Whether pictures of female anatomy, shown expressly for the purpose of illustrating physical characteristics, can be considered pornographic is highly questionable. What can be said with certainty is that some people, like Craig Rogers, will be offended by them. Which is precisely why students should be informed of the content of lectures and given the opportunity to leave, as they were in this case. By not exempting Mr. Rogers from five questions on the final exam on material covered in that lecture, did the university in effect force him to sit through the class? Of course not. No more than the university forced him to take the course in the first place or even enroll in the college.

The real issue is not the course or even the subject matter. According to Mr. Rogers' attorney, the subjects discussed by Professor Marrow are not in themselves offensive. If the professor had "just presented the facts and her research, that would have been fine." What offended Mr. Rogers, and what his lawyer is calling sexual harassment and an abuse of academic freedom, are the professor's conclusions and the ways in which she interpreted the data.

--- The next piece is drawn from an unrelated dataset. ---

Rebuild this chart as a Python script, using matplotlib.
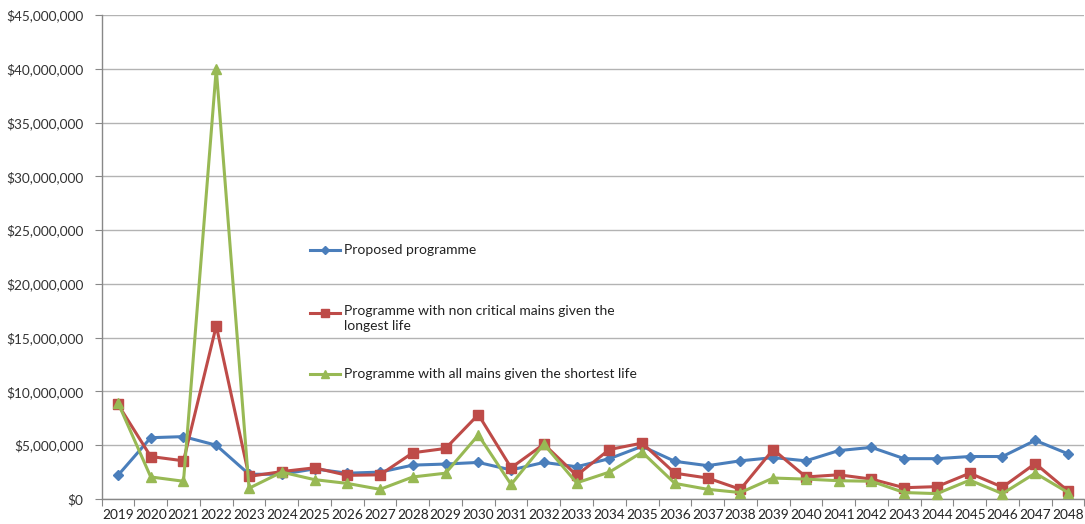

But that's what academic freedom is all about: Having the freedom in an academic setting to study an issue in depth, come to some conclusions, interpret data and present those findings in lectures and in written form for discussion and enlightenment.

If Mr. Rogers disagreed and was offended, he should have exercised his own academic freedom by raising his hand and responding -- or by simply getting up and leaving the room.

Michael R. H. Owens, a graduate of Johns Hopkins University, is currently a student at Towson State University.